Exquisite entrees of smoked duck and confit duck spring rolls and buffalo ricotta cannoli kick us off. They feature wonderfully balanced flavours and the attention to everything on the plate promises a very happy palate.  Mains of wakame roast lamb rump with salt and pepper tofu, miso puree and shaved fennel is one of the richest dishes to try. The flavours are incredible and there have been at least on two occasions the sound of someone going "aaaah" as their try it. The roast mulloway with mussels and pureed watercress with a crispy ciabatta is a delicious choice and as 'unfishy' fish dish you can get. The caramelised olive gratin, with liquorice, sorrel, jerusalem artichokes and threads of crispy sweet carrot is skillfully prepared dish. The gratin features mesmerising wafers like finely sheets of paper and the numerous ingredients on the plate mean this vegetarian dish is anything but the after thought on the menu.
If you're moving on to dessert a delicious "cleanser" (that could be dessert in its own right) of poached pears, nutty crumble and a humble "milk sorbet" makes its way to the table. About now you are likely to question your ability to even look at the dessert. But doubts are soon laid to rest as equally clever desserts arrive at the table. The stand out had to be the thyme parfait and blueberry sorbet that included an ingenious dried lemon sponge that took on the crisp characteristics of a well executed pavlova crust. A difficult to ignore herb, the thyme plays a harmonious role with the sweet lemon curd, tart sorbet and light creaminess of the parfait. The bitterness of the chocolate mousse however proved challenging but its accompanying orange curd was delicious.  The 'deconstructed banoffee pie' which was a banana ice cream with a tonka bean foam, coffee crisp and digestive biscuit crumble found a very happy fan.
And if you hadn't had enough yet, end the evening with delightful petit fours of miniature buttermilk scones with a creamy rasperberry curd and a chocolate, rhubarb, & marshmallow rocky road to keep your coffee company. The menu will over the coming weeks be introducing a few gradual changes which will be completed in about six weeks.
If not in the mood for fine dining, downstairs at The Red Door, the impressive cocktail list has a none too shabby bar menu to be enjoyed in a sumptuous subterranean interior. Many of the liqueurs, bitters and syrups are prepared onsite so the cocktails are out of the ordinary. The waiters are more than happy to share how the mixers are prepared and you can even see them on display in a glass cabinet.
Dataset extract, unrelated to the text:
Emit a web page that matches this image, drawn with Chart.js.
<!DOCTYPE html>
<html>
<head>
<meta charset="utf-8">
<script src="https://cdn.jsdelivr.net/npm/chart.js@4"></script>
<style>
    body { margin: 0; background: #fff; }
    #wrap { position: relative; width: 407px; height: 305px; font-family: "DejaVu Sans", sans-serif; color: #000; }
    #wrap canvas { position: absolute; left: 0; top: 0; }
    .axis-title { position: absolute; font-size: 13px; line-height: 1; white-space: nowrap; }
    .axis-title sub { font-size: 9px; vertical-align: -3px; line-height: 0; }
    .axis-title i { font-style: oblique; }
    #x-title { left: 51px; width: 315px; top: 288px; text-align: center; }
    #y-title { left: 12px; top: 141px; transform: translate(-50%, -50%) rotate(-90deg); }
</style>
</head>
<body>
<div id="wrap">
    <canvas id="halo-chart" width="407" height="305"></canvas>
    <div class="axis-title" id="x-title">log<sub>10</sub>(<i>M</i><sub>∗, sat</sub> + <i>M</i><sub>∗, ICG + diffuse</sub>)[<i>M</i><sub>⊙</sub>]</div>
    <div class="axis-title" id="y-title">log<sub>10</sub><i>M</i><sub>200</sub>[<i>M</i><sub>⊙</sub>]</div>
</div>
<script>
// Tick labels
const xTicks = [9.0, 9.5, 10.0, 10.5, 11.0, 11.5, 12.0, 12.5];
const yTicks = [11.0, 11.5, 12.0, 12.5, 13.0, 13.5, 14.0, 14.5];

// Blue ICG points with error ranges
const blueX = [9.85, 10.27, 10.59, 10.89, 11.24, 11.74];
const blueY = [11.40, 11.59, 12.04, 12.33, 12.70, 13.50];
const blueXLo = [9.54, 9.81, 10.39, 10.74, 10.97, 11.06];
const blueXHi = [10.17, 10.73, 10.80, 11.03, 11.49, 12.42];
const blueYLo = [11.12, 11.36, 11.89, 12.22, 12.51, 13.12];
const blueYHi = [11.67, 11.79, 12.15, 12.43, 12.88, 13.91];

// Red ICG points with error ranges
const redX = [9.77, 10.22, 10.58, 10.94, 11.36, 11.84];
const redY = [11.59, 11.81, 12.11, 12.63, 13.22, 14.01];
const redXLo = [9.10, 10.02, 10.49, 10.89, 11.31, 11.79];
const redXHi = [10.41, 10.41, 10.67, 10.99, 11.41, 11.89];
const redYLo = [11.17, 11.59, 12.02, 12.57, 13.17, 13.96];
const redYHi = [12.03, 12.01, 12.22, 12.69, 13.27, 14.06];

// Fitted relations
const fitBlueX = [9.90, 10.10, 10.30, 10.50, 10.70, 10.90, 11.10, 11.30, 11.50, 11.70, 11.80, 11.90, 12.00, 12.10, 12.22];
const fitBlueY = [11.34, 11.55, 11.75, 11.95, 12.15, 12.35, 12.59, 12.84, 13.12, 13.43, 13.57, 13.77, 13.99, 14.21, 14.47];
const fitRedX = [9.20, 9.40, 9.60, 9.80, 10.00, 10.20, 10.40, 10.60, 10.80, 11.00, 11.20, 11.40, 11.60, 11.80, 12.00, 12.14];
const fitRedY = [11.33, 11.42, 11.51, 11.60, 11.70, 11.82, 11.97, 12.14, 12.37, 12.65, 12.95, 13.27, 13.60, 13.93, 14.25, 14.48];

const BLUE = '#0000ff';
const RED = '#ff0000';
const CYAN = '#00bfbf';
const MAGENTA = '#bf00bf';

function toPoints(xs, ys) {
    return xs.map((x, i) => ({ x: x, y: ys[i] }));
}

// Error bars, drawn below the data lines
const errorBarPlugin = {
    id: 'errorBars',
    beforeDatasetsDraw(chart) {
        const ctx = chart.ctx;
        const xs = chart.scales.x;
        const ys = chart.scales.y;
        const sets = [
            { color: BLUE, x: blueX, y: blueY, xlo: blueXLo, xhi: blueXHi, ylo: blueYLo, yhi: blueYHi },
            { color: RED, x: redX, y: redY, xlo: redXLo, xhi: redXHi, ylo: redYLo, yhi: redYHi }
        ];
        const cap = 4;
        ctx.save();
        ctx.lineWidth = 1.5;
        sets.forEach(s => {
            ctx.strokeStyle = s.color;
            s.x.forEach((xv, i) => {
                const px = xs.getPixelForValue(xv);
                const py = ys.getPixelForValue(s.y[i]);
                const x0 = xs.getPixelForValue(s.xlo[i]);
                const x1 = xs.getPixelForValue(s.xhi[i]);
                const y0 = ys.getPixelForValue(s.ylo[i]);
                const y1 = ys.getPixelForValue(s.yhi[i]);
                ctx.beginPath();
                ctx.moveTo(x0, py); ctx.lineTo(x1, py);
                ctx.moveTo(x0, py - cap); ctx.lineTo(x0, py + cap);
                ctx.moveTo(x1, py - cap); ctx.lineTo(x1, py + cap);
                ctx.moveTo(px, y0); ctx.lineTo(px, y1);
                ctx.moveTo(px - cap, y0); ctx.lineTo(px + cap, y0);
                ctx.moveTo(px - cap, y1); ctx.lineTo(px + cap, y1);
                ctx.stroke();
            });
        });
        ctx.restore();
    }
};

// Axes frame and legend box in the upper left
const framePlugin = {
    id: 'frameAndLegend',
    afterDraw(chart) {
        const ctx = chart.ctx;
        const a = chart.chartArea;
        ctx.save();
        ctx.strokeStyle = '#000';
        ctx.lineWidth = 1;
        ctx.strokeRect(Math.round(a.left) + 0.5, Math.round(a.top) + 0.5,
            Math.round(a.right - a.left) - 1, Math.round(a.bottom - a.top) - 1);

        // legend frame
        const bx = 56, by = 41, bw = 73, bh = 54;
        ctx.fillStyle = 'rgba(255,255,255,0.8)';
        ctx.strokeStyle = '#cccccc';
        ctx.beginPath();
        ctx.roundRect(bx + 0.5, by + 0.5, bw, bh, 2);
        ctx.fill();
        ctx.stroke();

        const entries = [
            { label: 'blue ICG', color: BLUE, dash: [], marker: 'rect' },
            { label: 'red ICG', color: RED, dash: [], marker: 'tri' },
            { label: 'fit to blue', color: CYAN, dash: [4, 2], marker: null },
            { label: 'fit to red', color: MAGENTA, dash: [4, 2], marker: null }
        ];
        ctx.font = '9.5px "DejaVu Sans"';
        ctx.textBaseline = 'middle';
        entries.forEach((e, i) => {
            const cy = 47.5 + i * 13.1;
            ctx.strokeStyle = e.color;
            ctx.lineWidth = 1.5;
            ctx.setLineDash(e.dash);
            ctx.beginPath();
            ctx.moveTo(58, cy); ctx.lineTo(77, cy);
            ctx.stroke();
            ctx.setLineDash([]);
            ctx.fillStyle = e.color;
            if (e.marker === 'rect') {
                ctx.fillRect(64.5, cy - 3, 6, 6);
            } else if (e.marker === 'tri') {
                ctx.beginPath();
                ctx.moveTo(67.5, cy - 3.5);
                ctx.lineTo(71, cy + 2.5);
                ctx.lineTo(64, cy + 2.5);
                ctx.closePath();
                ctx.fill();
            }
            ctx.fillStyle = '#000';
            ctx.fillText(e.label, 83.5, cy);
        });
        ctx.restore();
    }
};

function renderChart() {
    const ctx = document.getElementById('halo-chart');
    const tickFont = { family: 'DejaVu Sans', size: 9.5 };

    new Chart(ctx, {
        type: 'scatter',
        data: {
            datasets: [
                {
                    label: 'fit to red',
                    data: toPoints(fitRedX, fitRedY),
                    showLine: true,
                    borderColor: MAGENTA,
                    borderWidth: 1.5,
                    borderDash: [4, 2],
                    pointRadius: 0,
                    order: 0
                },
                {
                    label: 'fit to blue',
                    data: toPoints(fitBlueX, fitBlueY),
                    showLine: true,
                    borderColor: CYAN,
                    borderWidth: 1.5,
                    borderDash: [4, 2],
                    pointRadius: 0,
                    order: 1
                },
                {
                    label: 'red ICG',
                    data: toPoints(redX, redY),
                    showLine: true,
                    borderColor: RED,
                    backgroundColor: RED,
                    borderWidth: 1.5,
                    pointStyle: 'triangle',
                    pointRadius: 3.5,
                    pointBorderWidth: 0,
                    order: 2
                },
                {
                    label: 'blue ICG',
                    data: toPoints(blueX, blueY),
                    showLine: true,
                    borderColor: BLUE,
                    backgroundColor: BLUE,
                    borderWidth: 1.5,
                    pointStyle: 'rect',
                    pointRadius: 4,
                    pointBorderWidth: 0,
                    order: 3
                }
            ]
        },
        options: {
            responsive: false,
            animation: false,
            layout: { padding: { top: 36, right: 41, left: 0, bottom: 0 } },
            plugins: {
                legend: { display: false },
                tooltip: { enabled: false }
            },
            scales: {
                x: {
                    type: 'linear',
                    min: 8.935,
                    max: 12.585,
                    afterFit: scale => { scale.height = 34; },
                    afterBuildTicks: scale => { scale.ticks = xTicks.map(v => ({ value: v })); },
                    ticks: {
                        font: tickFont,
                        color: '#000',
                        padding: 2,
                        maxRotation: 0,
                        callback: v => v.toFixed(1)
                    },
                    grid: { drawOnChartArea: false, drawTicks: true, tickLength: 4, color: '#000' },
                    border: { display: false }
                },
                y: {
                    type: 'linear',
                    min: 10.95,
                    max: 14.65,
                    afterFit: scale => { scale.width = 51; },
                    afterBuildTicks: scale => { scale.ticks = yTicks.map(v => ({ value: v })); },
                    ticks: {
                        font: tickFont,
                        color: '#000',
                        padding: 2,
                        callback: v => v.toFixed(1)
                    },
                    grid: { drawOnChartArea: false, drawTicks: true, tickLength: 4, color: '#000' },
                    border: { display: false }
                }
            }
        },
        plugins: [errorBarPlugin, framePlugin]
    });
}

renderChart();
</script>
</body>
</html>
Foveaux is an ideal spot if you actually want to converse with friends and family. Many couples are seen dining here, and as this part of Surry Hills tends to get quiet, you are comfortably able to find parking.  It is also a stone's throw from Central Station but none of its convenience can be outdone by the pride and care evident in its menu.  If you wish to flee the madding crowd that occupies Crown Street, definitely give Fouveaux a go.